So, picture this: May 2020. I can’t remember what I was doing—probably binge-watching something or trying to adult—but I got hit with a wave of suspicion. You know that feeling when your gut says, “Something smells fishy,” and you’re not even near the ocean? Yeah, that.
I decided to play detective and pulled out our phone bill. BAM! Felt like I got stabbed by a thousand tiny text messages. Every morning, starting at 5 AM—because who else texts at 5 AM?—he’s texting this mystery number back and forth like they’re planning a secret mission or a bake sale. And this was while he’s getting ready for work, driving to work, and working. Meanwhile, me and him? We barely texted like that even when we were in the same room!

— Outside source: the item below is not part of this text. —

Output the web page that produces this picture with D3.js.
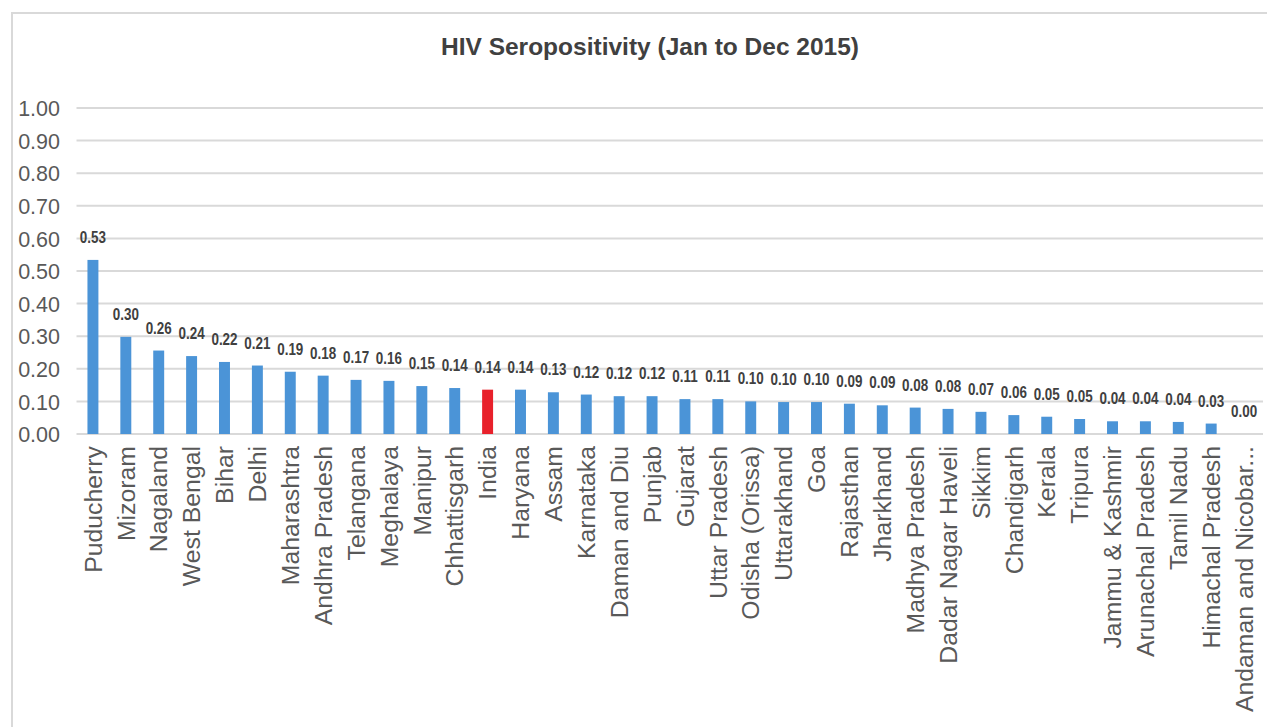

So, I track down the number and call it. Guess who answers? His “ex-girlfriend.” He always said she was never really his girlfriend—as if she was some mythical creature he never wanted to claim. Like, “Ex-girlfriend? What ex-girlfriend? I don’t even know her!” But spoiler alert: they did more than just exchange awkward glances at Starbucks. They allegedly never kissed but, uh, did other stuff. Yeah, we talk about past relationships openly—no jealousy, just honest awkwardness. But this? This was a whole new level of “Are you kidding me?”

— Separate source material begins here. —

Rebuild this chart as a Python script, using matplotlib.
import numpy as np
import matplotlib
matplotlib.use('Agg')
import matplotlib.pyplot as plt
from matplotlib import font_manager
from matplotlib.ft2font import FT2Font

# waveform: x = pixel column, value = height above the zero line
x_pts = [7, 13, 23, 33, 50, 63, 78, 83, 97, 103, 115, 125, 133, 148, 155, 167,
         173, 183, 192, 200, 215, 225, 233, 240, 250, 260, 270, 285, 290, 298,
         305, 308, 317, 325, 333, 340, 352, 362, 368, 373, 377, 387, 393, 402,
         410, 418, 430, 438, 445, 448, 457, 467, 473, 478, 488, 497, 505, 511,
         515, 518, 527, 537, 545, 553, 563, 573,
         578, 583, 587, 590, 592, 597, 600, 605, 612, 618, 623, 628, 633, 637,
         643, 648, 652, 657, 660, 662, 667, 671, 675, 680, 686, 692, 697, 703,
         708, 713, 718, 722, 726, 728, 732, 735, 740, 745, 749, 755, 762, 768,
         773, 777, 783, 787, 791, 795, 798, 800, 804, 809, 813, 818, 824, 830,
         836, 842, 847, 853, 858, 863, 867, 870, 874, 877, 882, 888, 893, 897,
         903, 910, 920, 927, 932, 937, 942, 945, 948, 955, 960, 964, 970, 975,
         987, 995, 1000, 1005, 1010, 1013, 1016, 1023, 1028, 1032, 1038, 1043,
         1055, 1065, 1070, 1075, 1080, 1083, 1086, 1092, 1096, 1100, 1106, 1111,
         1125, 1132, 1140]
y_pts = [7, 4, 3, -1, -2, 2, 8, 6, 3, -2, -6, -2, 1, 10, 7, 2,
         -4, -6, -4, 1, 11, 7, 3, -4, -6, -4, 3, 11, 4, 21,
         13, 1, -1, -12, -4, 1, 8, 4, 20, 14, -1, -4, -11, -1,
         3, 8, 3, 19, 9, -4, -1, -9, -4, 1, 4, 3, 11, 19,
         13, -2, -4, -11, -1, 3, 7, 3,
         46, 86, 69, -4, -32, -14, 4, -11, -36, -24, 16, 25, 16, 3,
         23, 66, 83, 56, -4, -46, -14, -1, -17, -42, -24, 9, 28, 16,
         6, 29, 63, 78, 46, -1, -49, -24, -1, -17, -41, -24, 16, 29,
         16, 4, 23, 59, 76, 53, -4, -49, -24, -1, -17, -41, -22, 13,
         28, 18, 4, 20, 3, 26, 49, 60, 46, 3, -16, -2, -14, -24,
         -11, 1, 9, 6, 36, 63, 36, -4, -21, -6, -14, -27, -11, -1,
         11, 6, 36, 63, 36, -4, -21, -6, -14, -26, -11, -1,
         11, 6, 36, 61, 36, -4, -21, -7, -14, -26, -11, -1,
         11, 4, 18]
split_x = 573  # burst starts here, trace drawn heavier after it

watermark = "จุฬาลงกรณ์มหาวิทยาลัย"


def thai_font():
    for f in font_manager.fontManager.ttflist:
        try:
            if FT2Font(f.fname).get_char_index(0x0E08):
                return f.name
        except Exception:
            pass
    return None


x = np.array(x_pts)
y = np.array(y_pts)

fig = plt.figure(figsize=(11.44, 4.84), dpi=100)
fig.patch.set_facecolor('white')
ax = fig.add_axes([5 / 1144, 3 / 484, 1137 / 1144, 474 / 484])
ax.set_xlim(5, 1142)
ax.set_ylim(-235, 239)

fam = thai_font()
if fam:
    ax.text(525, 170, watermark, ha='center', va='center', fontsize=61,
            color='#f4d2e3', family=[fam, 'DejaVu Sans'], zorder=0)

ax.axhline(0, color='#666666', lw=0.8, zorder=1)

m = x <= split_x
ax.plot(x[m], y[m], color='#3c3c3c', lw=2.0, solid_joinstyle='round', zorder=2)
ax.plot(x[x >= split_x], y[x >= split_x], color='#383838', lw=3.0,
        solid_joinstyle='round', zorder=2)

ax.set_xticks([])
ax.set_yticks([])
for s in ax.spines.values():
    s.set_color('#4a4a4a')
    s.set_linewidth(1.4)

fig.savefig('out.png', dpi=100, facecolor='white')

Flashback: When we were job coaches for corporate America (fancy, right?), I found out about her by pure accident. We’re in a morning meeting, and he’s supposed to start it, but he bolts to the restroom. I’m on his computer because I’m that prepared. Suddenly, an email pops up—a picture of her in short shorts and a tight shirt. To his WORK email. She worked in the same department, and he was always hanging around her desk like a lovesick puppy. I never thought much… until this moment.
He comes back, I’m shaking like I just saw a ghost, and I just swivel the computer toward him. He apologizes like he’s been caught stealing candy, but won’t spill the tea. I find out from a friend of his that they were “together” right before we were. I’m stunned. More stunned that he didn’t just go talk to her right then and there—I had to tell him to man up and do it! That’s when he drops the classic “we were together but not like that” line. Yeah, thanks for clearing that up.
Back to the present drama. I don’t even confront him hard, just say, “I know.” He says it’s “not like that.” I’m like, “Bruh, five months of texting like you’re pen pals? Come on.” I remind him she kept it up because he kept responding—she thought she had a shot, was in love with him since forever. He gave her his number for “job opportunities.” He swears in his mind it was just friendship. Friendship that texts at 5 AM and calls late at night? Yeah, right.
I told him, “No one calls or texts me at 5 AM. Boundaries, dude.” Apparently, boundaries are like a foreign language to him. And guess what? To this day, he still hasn’t learned any lessons!